→ **SUPPLIED MATERIAL**
:::
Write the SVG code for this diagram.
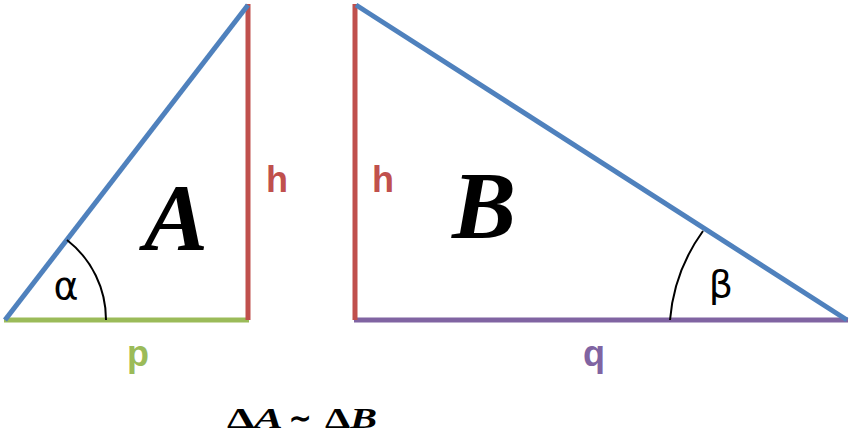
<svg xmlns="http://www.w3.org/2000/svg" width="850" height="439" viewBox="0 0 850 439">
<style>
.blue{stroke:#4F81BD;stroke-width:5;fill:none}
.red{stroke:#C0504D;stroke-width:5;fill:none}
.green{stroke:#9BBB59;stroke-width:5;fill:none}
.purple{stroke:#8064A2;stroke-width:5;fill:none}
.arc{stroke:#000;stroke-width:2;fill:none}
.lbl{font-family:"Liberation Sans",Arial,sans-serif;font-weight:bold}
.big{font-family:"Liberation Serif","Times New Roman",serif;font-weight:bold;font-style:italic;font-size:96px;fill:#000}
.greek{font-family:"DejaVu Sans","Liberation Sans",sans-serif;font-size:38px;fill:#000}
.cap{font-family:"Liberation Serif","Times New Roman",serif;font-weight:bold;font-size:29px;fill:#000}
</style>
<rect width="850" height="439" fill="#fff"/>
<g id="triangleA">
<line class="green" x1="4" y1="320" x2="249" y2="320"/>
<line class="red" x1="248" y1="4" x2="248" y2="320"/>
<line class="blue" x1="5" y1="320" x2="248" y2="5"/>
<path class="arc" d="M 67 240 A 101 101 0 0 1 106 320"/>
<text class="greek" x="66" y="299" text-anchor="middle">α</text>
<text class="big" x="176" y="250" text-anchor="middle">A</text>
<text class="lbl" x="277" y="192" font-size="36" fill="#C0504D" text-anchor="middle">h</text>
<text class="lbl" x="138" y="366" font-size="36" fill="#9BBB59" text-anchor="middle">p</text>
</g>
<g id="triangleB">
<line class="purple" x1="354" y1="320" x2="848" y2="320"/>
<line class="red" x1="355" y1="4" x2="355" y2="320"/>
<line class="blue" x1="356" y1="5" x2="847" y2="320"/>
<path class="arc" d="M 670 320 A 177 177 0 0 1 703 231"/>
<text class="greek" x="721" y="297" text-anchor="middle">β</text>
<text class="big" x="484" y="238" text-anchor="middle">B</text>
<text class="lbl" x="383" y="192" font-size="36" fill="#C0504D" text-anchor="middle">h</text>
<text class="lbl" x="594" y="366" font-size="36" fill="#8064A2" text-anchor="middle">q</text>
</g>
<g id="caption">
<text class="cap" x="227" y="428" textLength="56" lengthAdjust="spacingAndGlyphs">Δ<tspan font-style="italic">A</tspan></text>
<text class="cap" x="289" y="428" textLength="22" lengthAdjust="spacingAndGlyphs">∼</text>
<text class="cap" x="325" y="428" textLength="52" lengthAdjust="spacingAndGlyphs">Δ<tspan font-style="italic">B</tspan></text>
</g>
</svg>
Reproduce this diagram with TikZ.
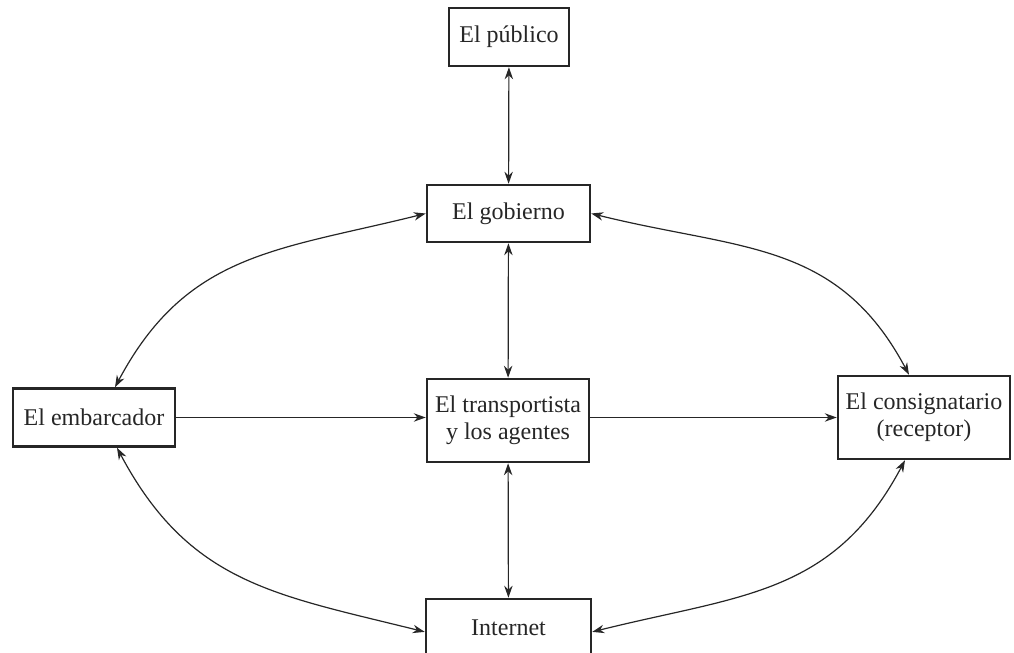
:::
→ **WORK TO BE COMPLETED**
Each entry gets copied exactly; the pictures stay out.

→ **RESPONSE BELOW**
Write the SVG code for this diagram.
<svg xmlns="http://www.w3.org/2000/svg" width="850" height="439" viewBox="0 0 850 439">
<style>
.blue{stroke:#4F81BD;stroke-width:5;fill:none}
.red{stroke:#C0504D;stroke-width:5;fill:none}
.green{stroke:#9BBB59;stroke-width:5;fill:none}
.purple{stroke:#8064A2;stroke-width:5;fill:none}
.arc{stroke:#000;stroke-width:2;fill:none}
.lbl{font-family:"Liberation Sans",Arial,sans-serif;font-weight:bold}
.big{font-family:"Liberation Serif","Times New Roman",serif;font-weight:bold;font-style:italic;font-size:96px;fill:#000}
.greek{font-family:"DejaVu Sans","Liberation Sans",sans-serif;font-size:38px;fill:#000}
.cap{font-family:"Liberation Serif","Times New Roman",serif;font-weight:bold;font-size:29px;fill:#000}
</style>
<rect width="850" height="439" fill="#fff"/>
<g id="triangleA">
<line class="green" x1="4" y1="320" x2="249" y2="320"/>
<line class="red" x1="248" y1="4" x2="248" y2="320"/>
<line class="blue" x1="5" y1="320" x2="248" y2="5"/>
<path class="arc" d="M 67 240 A 101 101 0 0 1 106 320"/>
<text class="greek" x="66" y="299" text-anchor="middle">α</text>
<text class="big" x="176" y="250" text-anchor="middle">A</text>
<text class="lbl" x="277" y="192" font-size="36" fill="#C0504D" text-anchor="middle">h</text>
<text class="lbl" x="138" y="366" font-size="36" fill="#9BBB59" text-anchor="middle">p</text>
</g>
<g id="triangleB">
<line class="purple" x1="354" y1="320" x2="848" y2="320"/>
<line class="red" x1="355" y1="4" x2="355" y2="320"/>
<line class="blue" x1="356" y1="5" x2="847" y2="320"/>
<path class="arc" d="M 670 320 A 177 177 0 0 1 703 231"/>
<text class="greek" x="721" y="297" text-anchor="middle">β</text>
<text class="big" x="484" y="238" text-anchor="middle">B</text>
<text class="lbl" x="383" y="192" font-size="36" fill="#C0504D" text-anchor="middle">h</text>
<text class="lbl" x="594" y="366" font-size="36" fill="#8064A2" text-anchor="middle">q</text>
</g>
<g id="caption">
<text class="cap" x="227" y="428" textLength="56" lengthAdjust="spacingAndGlyphs">Δ<tspan font-style="italic">A</tspan></text>
<text class="cap" x="289" y="428" textLength="22" lengthAdjust="spacingAndGlyphs">∼</text>
<text class="cap" x="325" y="428" textLength="52" lengthAdjust="spacingAndGlyphs">Δ<tspan font-style="italic">B</tspan></text>
</g>
</svg>
Reproduce this diagram with TikZ.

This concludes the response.